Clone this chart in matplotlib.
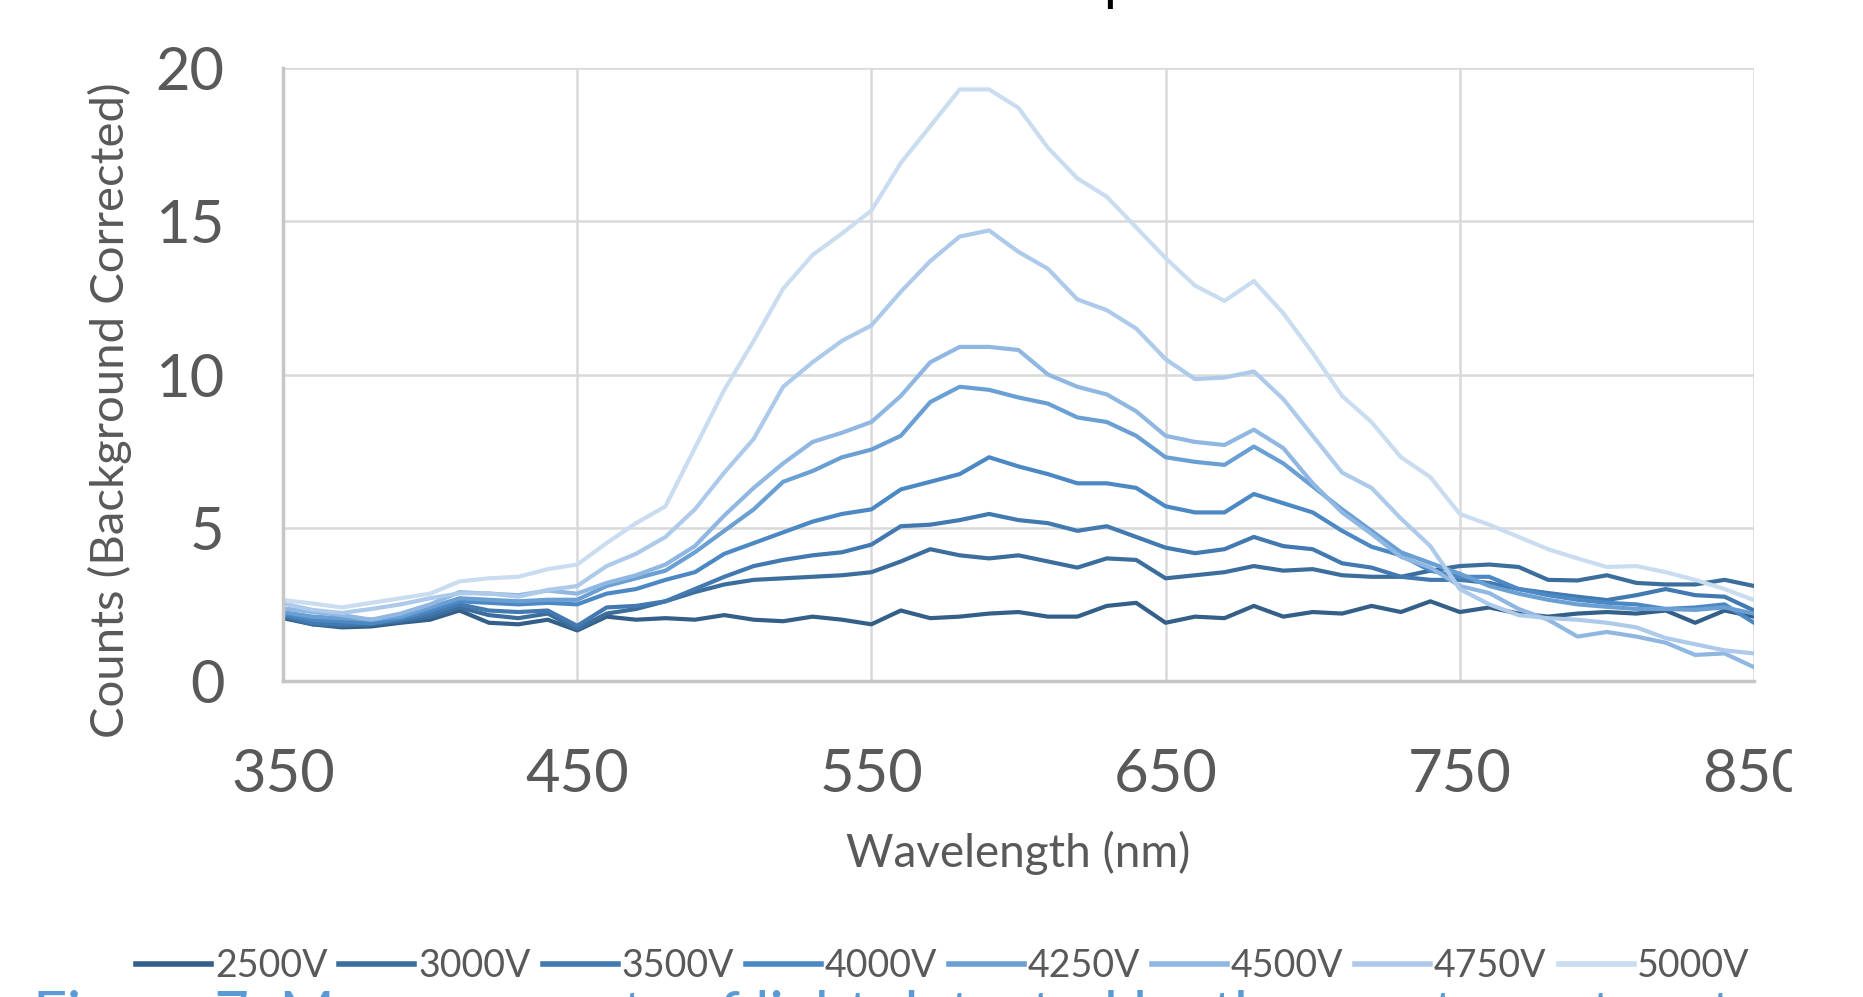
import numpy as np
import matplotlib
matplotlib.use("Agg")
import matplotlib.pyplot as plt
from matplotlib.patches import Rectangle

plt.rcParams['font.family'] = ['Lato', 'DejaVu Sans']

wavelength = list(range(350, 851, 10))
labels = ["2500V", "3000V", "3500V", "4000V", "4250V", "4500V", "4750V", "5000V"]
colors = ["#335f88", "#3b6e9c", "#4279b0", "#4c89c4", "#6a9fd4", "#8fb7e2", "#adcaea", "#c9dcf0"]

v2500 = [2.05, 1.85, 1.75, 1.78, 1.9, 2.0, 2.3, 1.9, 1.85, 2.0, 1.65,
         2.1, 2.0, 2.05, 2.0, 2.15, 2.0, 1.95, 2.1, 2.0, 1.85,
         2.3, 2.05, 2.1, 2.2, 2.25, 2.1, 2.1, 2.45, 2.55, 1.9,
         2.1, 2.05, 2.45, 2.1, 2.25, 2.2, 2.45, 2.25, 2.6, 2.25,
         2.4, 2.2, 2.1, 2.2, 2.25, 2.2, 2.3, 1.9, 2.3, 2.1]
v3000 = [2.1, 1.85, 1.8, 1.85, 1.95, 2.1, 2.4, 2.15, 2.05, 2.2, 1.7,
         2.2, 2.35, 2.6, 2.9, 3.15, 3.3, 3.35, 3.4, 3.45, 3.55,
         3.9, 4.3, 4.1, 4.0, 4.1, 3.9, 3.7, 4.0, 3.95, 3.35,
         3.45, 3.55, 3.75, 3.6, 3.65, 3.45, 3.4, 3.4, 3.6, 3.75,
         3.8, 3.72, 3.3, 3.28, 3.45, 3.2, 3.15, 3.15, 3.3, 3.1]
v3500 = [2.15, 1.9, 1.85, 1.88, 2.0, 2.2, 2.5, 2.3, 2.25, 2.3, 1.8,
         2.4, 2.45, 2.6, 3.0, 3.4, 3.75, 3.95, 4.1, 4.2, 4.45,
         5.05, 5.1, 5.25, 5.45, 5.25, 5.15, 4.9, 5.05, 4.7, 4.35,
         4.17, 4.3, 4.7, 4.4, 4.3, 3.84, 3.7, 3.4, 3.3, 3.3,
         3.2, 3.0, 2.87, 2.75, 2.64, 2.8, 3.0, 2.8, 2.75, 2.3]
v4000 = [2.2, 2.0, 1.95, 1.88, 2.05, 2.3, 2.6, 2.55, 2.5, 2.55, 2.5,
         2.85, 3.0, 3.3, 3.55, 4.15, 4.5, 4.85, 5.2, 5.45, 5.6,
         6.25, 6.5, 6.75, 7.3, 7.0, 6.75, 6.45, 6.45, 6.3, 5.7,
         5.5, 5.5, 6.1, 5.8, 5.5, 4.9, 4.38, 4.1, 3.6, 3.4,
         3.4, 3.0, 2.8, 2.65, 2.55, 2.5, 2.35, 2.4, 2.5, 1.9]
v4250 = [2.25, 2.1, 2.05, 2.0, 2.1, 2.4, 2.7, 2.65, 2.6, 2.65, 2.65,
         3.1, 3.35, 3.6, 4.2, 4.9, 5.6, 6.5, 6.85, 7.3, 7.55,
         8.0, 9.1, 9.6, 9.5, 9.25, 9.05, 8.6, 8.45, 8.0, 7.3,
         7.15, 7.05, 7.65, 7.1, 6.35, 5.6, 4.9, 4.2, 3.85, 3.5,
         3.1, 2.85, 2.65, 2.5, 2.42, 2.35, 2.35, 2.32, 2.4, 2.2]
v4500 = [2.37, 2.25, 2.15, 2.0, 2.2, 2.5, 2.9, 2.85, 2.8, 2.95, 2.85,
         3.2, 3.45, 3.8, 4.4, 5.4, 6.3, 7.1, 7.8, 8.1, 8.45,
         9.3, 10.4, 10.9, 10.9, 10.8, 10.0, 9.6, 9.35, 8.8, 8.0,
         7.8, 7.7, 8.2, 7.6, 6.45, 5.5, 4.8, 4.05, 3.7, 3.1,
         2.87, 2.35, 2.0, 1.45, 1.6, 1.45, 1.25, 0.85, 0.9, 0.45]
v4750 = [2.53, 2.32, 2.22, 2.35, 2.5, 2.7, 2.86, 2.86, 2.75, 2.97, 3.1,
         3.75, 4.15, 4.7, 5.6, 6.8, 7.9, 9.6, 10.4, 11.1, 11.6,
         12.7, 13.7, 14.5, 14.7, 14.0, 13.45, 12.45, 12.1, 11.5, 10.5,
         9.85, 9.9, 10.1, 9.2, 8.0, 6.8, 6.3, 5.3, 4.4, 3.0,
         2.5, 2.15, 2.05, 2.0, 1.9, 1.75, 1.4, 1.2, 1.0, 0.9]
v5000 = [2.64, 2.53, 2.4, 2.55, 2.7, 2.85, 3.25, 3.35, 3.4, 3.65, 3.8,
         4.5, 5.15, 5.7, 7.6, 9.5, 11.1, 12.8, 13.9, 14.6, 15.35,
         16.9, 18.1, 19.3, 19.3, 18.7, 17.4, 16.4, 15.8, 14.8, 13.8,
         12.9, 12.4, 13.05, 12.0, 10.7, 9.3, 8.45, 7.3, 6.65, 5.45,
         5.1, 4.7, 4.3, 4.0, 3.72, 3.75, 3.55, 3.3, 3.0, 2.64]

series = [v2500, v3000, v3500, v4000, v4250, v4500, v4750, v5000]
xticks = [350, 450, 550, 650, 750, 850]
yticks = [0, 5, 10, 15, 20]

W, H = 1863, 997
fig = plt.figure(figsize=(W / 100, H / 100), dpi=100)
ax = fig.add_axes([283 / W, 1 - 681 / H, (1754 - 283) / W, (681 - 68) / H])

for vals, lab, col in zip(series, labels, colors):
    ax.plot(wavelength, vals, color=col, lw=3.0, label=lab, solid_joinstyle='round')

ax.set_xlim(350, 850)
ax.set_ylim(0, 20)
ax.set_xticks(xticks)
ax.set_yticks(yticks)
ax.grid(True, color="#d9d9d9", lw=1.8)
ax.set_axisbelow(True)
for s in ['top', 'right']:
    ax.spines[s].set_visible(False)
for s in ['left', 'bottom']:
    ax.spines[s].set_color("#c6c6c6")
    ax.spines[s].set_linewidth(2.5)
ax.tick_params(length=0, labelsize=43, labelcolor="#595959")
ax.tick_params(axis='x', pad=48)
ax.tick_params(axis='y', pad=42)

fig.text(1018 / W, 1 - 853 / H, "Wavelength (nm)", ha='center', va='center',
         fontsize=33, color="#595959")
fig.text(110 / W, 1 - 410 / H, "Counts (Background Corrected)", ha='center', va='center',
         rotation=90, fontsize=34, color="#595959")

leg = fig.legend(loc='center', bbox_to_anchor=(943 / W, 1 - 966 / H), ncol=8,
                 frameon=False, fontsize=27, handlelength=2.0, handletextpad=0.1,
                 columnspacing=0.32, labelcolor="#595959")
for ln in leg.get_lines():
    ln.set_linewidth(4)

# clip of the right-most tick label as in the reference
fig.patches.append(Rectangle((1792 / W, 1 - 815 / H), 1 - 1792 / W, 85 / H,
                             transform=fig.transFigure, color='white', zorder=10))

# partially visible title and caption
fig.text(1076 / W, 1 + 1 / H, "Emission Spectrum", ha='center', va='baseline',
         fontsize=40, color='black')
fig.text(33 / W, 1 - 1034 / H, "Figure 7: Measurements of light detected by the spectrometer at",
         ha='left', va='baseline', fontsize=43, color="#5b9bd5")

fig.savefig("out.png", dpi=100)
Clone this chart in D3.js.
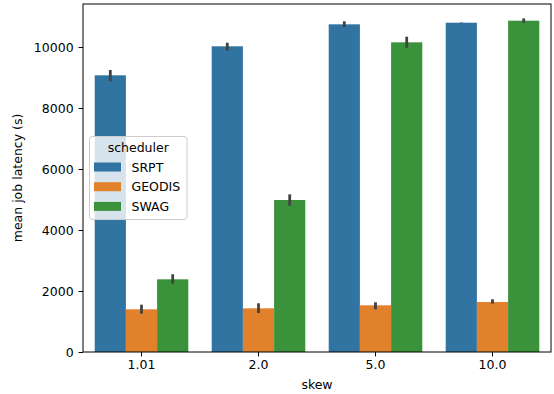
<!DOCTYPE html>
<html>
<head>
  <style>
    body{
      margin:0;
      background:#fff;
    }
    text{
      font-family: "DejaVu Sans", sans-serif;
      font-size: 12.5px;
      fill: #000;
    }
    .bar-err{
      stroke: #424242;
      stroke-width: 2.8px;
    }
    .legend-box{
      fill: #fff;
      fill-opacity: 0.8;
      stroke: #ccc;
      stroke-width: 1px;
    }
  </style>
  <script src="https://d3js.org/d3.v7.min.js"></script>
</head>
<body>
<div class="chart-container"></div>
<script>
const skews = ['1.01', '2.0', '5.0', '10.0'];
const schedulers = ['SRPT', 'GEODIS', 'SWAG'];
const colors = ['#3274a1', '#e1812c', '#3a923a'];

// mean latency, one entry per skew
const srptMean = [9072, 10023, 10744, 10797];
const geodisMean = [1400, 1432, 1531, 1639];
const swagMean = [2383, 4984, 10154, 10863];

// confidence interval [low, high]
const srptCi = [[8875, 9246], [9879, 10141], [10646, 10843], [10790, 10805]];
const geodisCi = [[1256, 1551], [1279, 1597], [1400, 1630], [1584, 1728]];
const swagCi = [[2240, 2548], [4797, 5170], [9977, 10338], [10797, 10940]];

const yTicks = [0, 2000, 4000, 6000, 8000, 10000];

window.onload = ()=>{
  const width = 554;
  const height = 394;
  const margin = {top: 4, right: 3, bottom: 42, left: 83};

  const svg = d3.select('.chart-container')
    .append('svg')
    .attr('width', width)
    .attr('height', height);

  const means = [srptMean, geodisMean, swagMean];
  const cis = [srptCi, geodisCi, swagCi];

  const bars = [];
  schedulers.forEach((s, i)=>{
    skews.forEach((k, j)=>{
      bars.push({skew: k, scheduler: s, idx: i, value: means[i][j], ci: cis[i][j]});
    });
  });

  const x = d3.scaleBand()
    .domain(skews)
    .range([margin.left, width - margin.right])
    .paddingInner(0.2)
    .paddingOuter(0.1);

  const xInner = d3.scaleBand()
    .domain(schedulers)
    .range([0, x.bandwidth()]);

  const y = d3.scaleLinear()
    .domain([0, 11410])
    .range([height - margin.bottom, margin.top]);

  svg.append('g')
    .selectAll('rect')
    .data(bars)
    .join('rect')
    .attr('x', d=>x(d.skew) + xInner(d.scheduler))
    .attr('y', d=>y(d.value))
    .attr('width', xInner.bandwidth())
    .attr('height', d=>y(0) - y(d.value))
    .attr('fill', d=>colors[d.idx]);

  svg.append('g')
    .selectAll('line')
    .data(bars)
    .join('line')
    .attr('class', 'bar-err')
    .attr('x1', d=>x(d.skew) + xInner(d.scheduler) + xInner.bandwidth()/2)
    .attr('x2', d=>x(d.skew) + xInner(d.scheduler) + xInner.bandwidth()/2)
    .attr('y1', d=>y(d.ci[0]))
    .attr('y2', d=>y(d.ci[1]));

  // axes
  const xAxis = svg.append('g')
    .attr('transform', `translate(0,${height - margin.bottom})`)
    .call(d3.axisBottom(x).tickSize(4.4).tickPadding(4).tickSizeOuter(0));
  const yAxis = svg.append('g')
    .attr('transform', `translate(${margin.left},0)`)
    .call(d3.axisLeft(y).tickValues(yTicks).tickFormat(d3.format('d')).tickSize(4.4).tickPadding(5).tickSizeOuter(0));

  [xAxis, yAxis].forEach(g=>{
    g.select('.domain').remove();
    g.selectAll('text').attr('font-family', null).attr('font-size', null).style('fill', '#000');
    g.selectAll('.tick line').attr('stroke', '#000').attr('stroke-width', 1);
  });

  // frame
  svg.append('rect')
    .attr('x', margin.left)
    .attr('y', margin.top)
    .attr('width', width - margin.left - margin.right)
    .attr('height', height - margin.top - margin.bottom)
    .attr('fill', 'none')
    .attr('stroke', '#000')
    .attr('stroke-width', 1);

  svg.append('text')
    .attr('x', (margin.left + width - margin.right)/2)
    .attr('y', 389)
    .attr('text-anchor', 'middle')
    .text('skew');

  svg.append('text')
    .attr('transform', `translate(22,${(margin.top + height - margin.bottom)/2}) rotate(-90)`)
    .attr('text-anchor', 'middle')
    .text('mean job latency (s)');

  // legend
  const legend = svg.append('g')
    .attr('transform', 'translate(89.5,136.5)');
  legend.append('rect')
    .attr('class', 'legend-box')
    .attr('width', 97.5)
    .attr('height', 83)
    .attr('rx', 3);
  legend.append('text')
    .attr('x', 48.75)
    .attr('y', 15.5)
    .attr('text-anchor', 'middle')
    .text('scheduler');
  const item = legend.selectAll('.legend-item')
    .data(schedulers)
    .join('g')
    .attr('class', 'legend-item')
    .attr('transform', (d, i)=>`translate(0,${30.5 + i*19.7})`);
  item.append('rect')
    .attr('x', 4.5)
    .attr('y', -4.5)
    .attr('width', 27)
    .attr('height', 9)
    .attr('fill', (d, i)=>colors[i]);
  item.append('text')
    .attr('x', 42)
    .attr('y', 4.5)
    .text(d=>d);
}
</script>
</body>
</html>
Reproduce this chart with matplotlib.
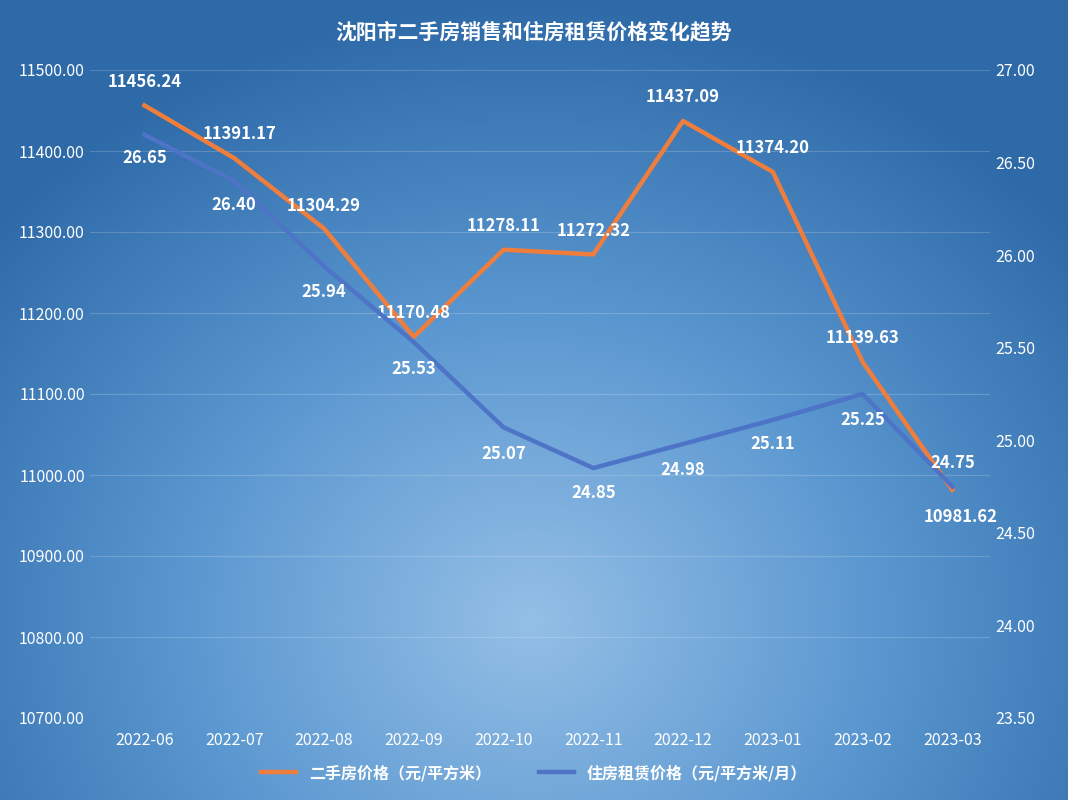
====
= Do this =
Skip the pictures and repeat, word for word, the lines from the one containing "Clone this chart in D3.js." to the one containing "- margin.bottom, margin.top]);", keeping both of those lines.

= Final result =
Clone this chart in D3.js.
<!DOCTYPE html>
<html>
<head>
  <style>
    body{
      margin:0;
      background:#fff;
    }
    text{
      font-family: "DejaVu Sans", sans-serif;
      font-size: 12.5px;
      fill: #000;
    }
    .bar-err{
      stroke: #424242;
      stroke-width: 2.8px;
    }
    .legend-box{
      fill: #fff;
      fill-opacity: 0.8;
      stroke: #ccc;
      stroke-width: 1px;
    }
  </style>
  <script src="https://d3js.org/d3.v7.min.js"></script>
</head>
<body>
<div class="chart-container"></div>
<script>
const skews = ['1.01', '2.0', '5.0', '10.0'];
const schedulers = ['SRPT', 'GEODIS', 'SWAG'];
const colors = ['#3274a1', '#e1812c', '#3a923a'];

// mean latency, one entry per skew
const srptMean = [9072, 10023, 10744, 10797];
const geodisMean = [1400, 1432, 1531, 1639];
const swagMean = [2383, 4984, 10154, 10863];

// confidence interval [low, high]
const srptCi = [[8875, 9246], [9879, 10141], [10646, 10843], [10790, 10805]];
const geodisCi = [[1256, 1551], [1279, 1597], [1400, 1630], [1584, 1728]];
const swagCi = [[2240, 2548], [4797, 5170], [9977, 10338], [10797, 10940]];

const yTicks = [0, 2000, 4000, 6000, 8000, 10000];

window.onload = ()=>{
  const width = 554;
  const height = 394;
  const margin = {top: 4, right: 3, bottom: 42, left: 83};

  const svg = d3.select('.chart-container')
    .append('svg')
    .attr('width', width)
    .attr('height', height);

  const means = [srptMean, geodisMean, swagMean];
  const cis = [srptCi, geodisCi, swagCi];

  const bars = [];
  schedulers.forEach((s, i)=>{
    skews.forEach((k, j)=>{
      bars.push({skew: k, scheduler: s, idx: i, value: means[i][j], ci: cis[i][j]});
    });
  });

  const x = d3.scaleBand()
    .domain(skews)
    .range([margin.left, width - margin.right])
    .paddingInner(0.2)
    .paddingOuter(0.1);

  const xInner = d3.scaleBand()
    .domain(schedulers)
    .range([0, x.bandwidth()]);

  const y = d3.scaleLinear()
    .domain([0, 11410])
    .range([height - margin.bottom, margin.top]);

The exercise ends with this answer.